The only indication of this happening is via the logs at /var/log/slurmdbd.log
(on the container). During this process sacct
queries will fail with a rather
uninformative Connection refused
error. If this happens, simply wait and keep
an eye on the logs--the process can take minutes to hours or more depending on
hardware and the size of the database.
Once sacct
queries can be run, the above example allows you to use your
favorite analytics tools on the resulting CSV data.
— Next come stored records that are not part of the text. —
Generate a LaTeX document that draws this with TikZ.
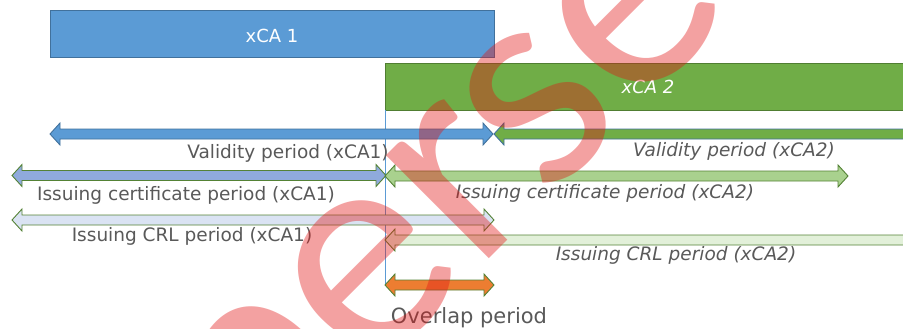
\documentclass[tikz,border=0pt]{standalone}
\usepackage{fontspec}
\setmainfont{DejaVu Sans}
\newfontfamily\wmfont{Carlito}

\definecolor{caBlue}{HTML}{5B9BD5}
\definecolor{caBlueEdge}{HTML}{41719C}
\definecolor{caGreen}{HTML}{70AD47}
\definecolor{caGreenEdge}{HTML}{507E32}
\definecolor{arrowEdge}{HTML}{548235}
\definecolor{certBlue}{HTML}{8FAADC}
\definecolor{certGreen}{HTML}{A9D18E}
\definecolor{crlBlue}{HTML}{DAE3F3}
\definecolor{crlGreen}{HTML}{E2F0D9}
\definecolor{overlapOrange}{HTML}{ED7D31}
\definecolor{labelGray}{HTML}{595959}
\definecolor{stampRed}{RGB}{225,20,20}

\tikzset{
  cabox/.style={rectangle, inner sep=0, line width=0.9pt},
  catext/.style={text=white, inner sep=0, anchor=base, font=\fontsize{18}{22}\selectfont},
  lbl/.style={text=labelGray, inner sep=0, anchor=base, font=\fontsize{18.5}{22}\selectfont},
  lbli/.style={lbl, font=\fontsize{18.5}{22}\selectfont\itshape},
  barrow/.style={line width=0.9pt, line join=miter},
  stamp/.style={text=stampRed, text opacity=0.4, inner sep=0,
    font=\wmfont\fontsize{305}{320}\selectfont}
}

% block arrow with heads at both ends: style, left tip, right tip, centre y
\newcommand{\twoheads}[4]{%
  \draw[barrow,#1] (#2,#4) -- ({#2+10},{#4-11}) -- ({#2+10},{#4-5})
    -- ({#3-10},{#4-5}) -- ({#3-10},{#4-11}) -- (#3,#4)
    -- ({#3-10},{#4+11}) -- ({#3-10},{#4+5}) -- ({#2+10},{#4+5})
    -- ({#2+10},{#4+11}) -- cycle;}
% block arrow with a left head only, running on past the right edge
\newcommand{\lefthead}[3]{%
  \draw[barrow,#1] (#2,#3) -- ({#2+10},{#3-11}) -- ({#2+10},{#3-5})
    -- (960,{#3-5}) -- (960,{#3+5}) -- ({#2+10},{#3+5})
    -- ({#2+10},{#3+11}) -- cycle;}

\begin{document}
\begin{tikzpicture}[x=1pt,y=-1pt]
\useasboundingbox (0,0) rectangle (903,329);
\clip (0,0) rectangle (903,329);

% the two CA lifetimes
\node[cabox, fill=caBlue, draw=caBlueEdge, minimum width=444pt, minimum height=47pt] (ca1) at (272,33.5) {};
\node[catext] (ca1t) at (272,42.5) {xCA 1};
\node[cabox, fill=caGreen, draw=caGreenEdge, minimum width=575pt, minimum height=47pt] (ca2) at (672.5,86.5) {};
\node[catext, font=\fontsize{18}{22}\selectfont\itshape] (ca2t) at (648,94) {xCA 2};

% start of xCA 2 marker
\coordinate (mtop) at (385,110);
\coordinate (mbot) at (385,285);
\draw[caBlue, line width=0.8pt] (mtop) -- (mbot);

% validity periods
\twoheads{fill=caBlue, draw=caBlueEdge}{50}{493}{134}
\lefthead{fill=caGreen, draw=caBlueEdge}{494}{134}
\node[lbl] (v1) at (288,158) {Validity period (xCA1)};
\node[lbli] (v2) at (734,157) {Validity period (xCA2)};

% certificate issuing periods
\twoheads{fill=certBlue, draw=arrowEdge}{12}{386}{175.5}
\twoheads{fill=certGreen, draw=arrowEdge}{385}{848}{176}
\node[lbl] (c1) at (186,200) {Issuing certificate period (xCA1)};
\node[lbli] (c2) at (605,198) {Issuing certificate period (xCA2)};

% CRL issuing periods
\twoheads{fill=crlBlue, draw=arrowEdge}{12}{494}{220}
\lefthead{fill=crlGreen, draw=arrowEdge}{385}{240}
\node[lbl] (r1) at (192,241) {Issuing CRL period (xCA1)};
\node[lbli] (r2) at (676,260) {Issuing CRL period (xCA2)};

% overlap
\twoheads{fill=overlapOrange, draw=arrowEdge}{385}{494}{285}
\node[lbl, font=\fontsize{21}{25}\selectfont] (ov) at (469,323) {Overlap period};

% stamp across the page
\node[stamp, rotate=45] (stampword) at (500,133) {Superseded};
\end{tikzpicture}
\end{document}
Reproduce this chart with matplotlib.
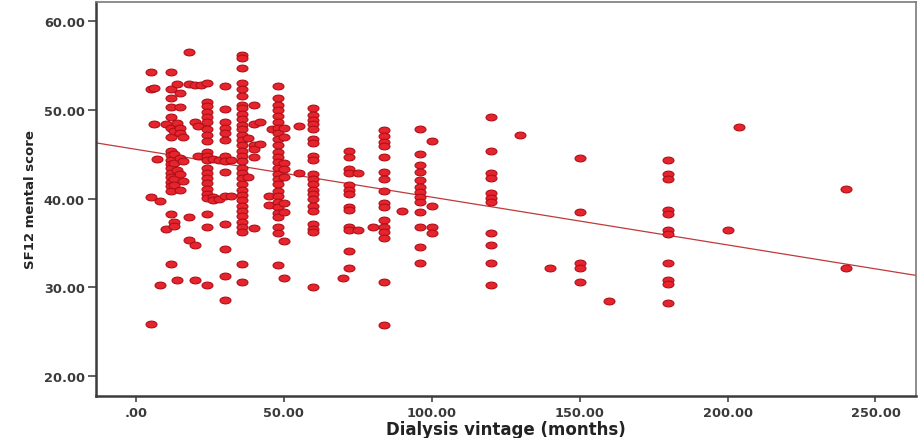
import matplotlib
matplotlib.use("Agg")
import matplotlib.pyplot as plt
import matplotlib.transforms as mtransforms
from matplotlib.path import Path
import numpy as np

# dialysis vintage (months) and the SF12 mental scores recorded at that vintage
vintage_months = [5, 6, 7, 8, 10, 12, 13, 14, 15, 16, 18, 20, 21, 22, 24, 26, 28,
                  30, 32, 36, 38, 40, 42, 45, 46, 48, 50, 55, 60, 70, 72, 75, 80,
                  84, 90, 96, 100, 120, 130, 140, 150, 160, 180, 200, 204, 240]
mental_scores = [
    [54.3, 52.4, 40.2, 25.8],
    [48.4, 52.5],
    [44.5],
    [39.7, 30.2],
    [48.4, 36.6],
    [54.3, 52.4, 51.4, 50.3, 49.2, 48.0, 47.0, 45.4, 44.9, 44.4, 43.9, 43.4,
     42.9, 42.4, 41.9, 41.4, 40.9, 38.3, 32.6],
    [47.6, 45.0, 44.0, 42.2, 41.5, 37.3, 36.9],
    [52.9, 48.5, 43.2, 30.75],
    [51.9, 50.3, 48.0, 47.4, 44.6, 42.8, 41.0],
    [47.0, 44.2, 42.0],
    [56.6, 52.9, 37.9, 35.3],
    [52.8, 48.7, 34.8, 30.75],
    [48.2, 44.8],
    [52.8],
    [53.0, 50.9, 50.4, 49.8, 49.2, 48.6, 47.9, 47.2, 46.5, 45.3, 44.8, 44.3,
     43.5, 42.9, 42.3, 41.7, 41.1, 40.5, 40.1, 38.2, 36.8, 30.2],
    [44.5, 40.2, 39.8],
    [44.4, 40.0],
    [52.75, 50.1, 48.6, 48.0, 47.4, 46.6, 44.8, 44.2, 43.0, 40.3, 37.1, 34.3,
     31.25, 28.5],
    [44.3, 40.3],
    [56.2, 55.9, 54.7, 53.1, 52.4, 51.6, 50.6, 50.2, 49.5, 49.0, 48.3, 47.8,
     47.2, 46.6, 46.0, 45.4, 44.8, 44.2, 43.5, 42.9, 42.3, 41.6, 41.0, 40.4,
     39.8, 39.2, 38.6, 38.0, 37.4, 36.8, 36.2, 32.6, 30.55],
    [46.8, 42.4],
    [50.6, 48.4, 46.0, 45.6, 44.7, 36.7],
    [48.6, 46.2],
    [40.3, 39.3],
    [47.8],
    [52.7, 51.3, 50.6, 50.0, 49.3, 48.7, 48.0, 47.4, 46.7, 46.0, 45.3, 44.7,
     44.1, 43.5, 42.8, 42.2, 41.6, 40.9, 40.3, 39.6, 39.0, 38.4, 37.9, 36.8,
     36.1, 32.55],
    [48.0, 47.0, 44.0, 43.3, 42.4, 39.5, 38.5, 35.2, 31.0],
    [48.2, 42.9],
    [50.2, 49.4, 48.9, 48.4, 47.9, 46.7, 46.3, 44.8, 44.3, 42.8, 42.2, 41.6,
     41.0, 40.5, 40.0, 39.2, 38.6, 37.1, 36.6, 36.2, 30.0],
    [31.0],
    [45.4, 44.7, 43.35, 42.9, 41.5, 41.0, 40.5, 39.0, 38.65, 36.8, 36.4, 34.1, 32.1],
    [42.9, 36.5],
    [36.8],
    [47.7, 47.1, 46.4, 45.9, 44.7, 43.0, 42.2, 40.8, 39.5, 39.0, 37.6, 36.8,
     36.2, 35.6, 30.6, 25.75],
    [38.6],
    [47.9, 45.0, 43.8, 43.0, 42.15, 41.3, 40.7, 40.15, 39.6, 38.5, 36.8, 34.5, 32.75],
    [46.5, 39.2, 36.8, 36.1],
    [49.2, 45.35, 42.9, 42.3, 40.6, 40.1, 39.6, 36.1, 34.7, 32.7, 30.25],
    [47.2],
    [32.2],
    [44.6, 38.45, 32.7, 32.15, 30.6],
    [28.45],
    [44.4, 42.8, 42.2, 38.65, 38.2, 36.5, 36.0, 32.75, 30.8, 30.4, 28.2],
    [36.45],
    [48.1],
    [41.1, 32.2],
]

# linear fit line: score = intercept + slope * months
fit_intercept = 45.56
fit_slope = -0.054

x_ticks = [0, 50, 100, 150, 200, 250]
x_ticklabels = [".00", "50.00", "100.00", "150.00", "200.00", "250.00"]
y_ticks = [20, 30, 40, 50, 60]
y_ticklabels = ["20.00", "30.00", "40.00", "50.00", "60.00"]

x = np.concatenate([[v] * len(s) for v, s in zip(vintage_months, mental_scores)])
y = np.concatenate(mental_scores)

fig = plt.figure(figsize=(9.18, 4.39), dpi=100)
ax = fig.add_axes([0.1046, 0.0957, 0.8932, 0.8975])

# flattened ellipse marker
oval = Path.unit_circle().transformed(mtransforms.Affine2D().scale(1.0, 0.62))
ax.scatter(x, y, marker=oval, s=62, facecolor="#e5242d", edgecolor="#b00f18",
           linewidths=0.8, zorder=3)

xl = np.array([-13.5, 263.7])
ax.plot(xl, fit_intercept + fit_slope * xl, color="#c0393b", lw=0.9, zorder=2)

ax.set_xlim(-13.5, 263.7)
ax.set_ylim(17.7, 62.2)

ax.set_xticks(x_ticks)
ax.set_xticklabels(x_ticklabels)
ax.set_yticks(y_ticks)
ax.set_yticklabels(y_ticklabels)

for lab in ax.get_xticklabels() + ax.get_yticklabels():
    lab.set_fontweight("bold")
    lab.set_fontsize(9.3)
    lab.set_color("#3a3a3a")

ax.tick_params(axis="y", direction="out", length=6, width=1.2, color="#444444", pad=2)
ax.tick_params(axis="x", direction="out", length=4, width=1.2, color="#444444", pad=3)

for side in ["left", "bottom"]:
    ax.spines[side].set_color("#3c3c3c")
    ax.spines[side].set_linewidth(1.8)
for side in ["top", "right"]:
    ax.spines[side].set_color("#7a7a7a")
    ax.spines[side].set_linewidth(1.2)

ax.set_xlabel("Dialysis vintage (months)", fontsize=12, fontweight="bold",
              color="#222222", labelpad=1)
ax.set_ylabel("SF12 mental score", fontsize=9.5, fontweight="bold", color="#222222",
              family=["Liberation Sans Narrow", "DejaVu Sans"], labelpad=5)

fig.savefig("out.png", dpi=100)
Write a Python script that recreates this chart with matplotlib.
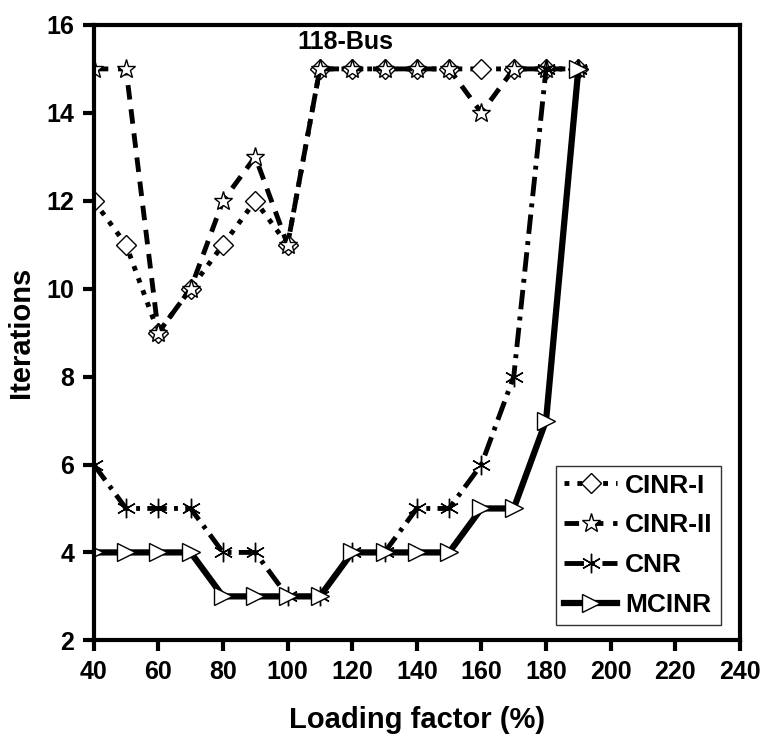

For example:
import polars as pl
pl.read_csv(
"demo_response.psv",
separator="|",
infer_schema_length=10_000,
)
# output:
# shape: (5_974, 9)
# ┌───────┬─────────┬───────┬────────┬───┬─────────────────────┬───────────┬────────────────┬──────────────┐
# │ UID ┆ JobID ┆ NCPUS ┆ NNodes ┆ … ┆ End ┆ State ┆ ConsumedEnergy ┆ CPUTime │
# │ --- ┆ --- ┆ --- ┆ --- ┆ ┆ --- ┆ --- ┆ --- ┆ --- │
# │ i64 ┆ str ┆ i64 ┆ i64 ┆ ┆ str ┆ str ┆ str ┆ str │
# ╞═══════╪═════════╪═══════╪════════╪═══╪═════════════════════╪═══════════╪════════════════╪══════════════╡
# │ 23676 ┆ 999836 ┆ 672 ┆ 3 ┆ … ┆ 2023-04-01T06:02:59 ┆ COMPLETED ┆ 14.50M ┆ 57-11:05:36 │
# │ 24744 ┆ 1001275 ┆ 512 ┆ 2 ┆ … ┆ 2023-04-02T02:16:03 ┆ COMPLETED ┆ 104.67M ┆ 474-12:01:04 │
# │ 24744 ┆ 1001276 ┆ 512 ┆ 2 ┆ … ┆ 2023-04-02T02:34:15 ┆ COMPLETED ┆ 103.95M ┆ 480-00:25:36 │
# │ 24744 ┆ 1001278 ┆ 512 ┆ 2 ┆ … ┆ 2023-04-02T02:22:07 ┆ COMPLETED ┆ 102.13M ┆ 475-03:31:12 │
# │ … ┆ … ┆ … ┆ … ┆ … ┆ … ┆ … ┆ … ┆ … │
# │ 22592 ┆ 3992208 ┆ 18 ┆ 1 ┆ … ┆ 2023-04-01T01:04:38 ┆ COMPLETED ┆ 0 ┆ 01:29:06 │
# │ 22592 ┆ 3992209 ┆ 18 ┆ 1 ┆ … ┆ 2023-04-01T01:04:16 ┆ COMPLETED ┆ 0 ┆ 01:22:30 │
# │ 22592 ┆ 3992210 ┆ 18 ┆ 1 ┆ … ┆ 2023-04-01T01:04:12 ┆ COMPLETED ┆ 0 ┆ 01:21:18 │
# │ 22592 ┆ 3992211 ┆ 18 ┆ 1 ┆ … ┆ 2023-04-01T01:03:56 ┆ COMPLETED ┆ 0 ┆ 01:07:30 │
# └───────┴─────────┴───────┴────────┴───┴─────────────────────┴───────────┴────────────────┴──────────────┘
Your results will, of course, be different.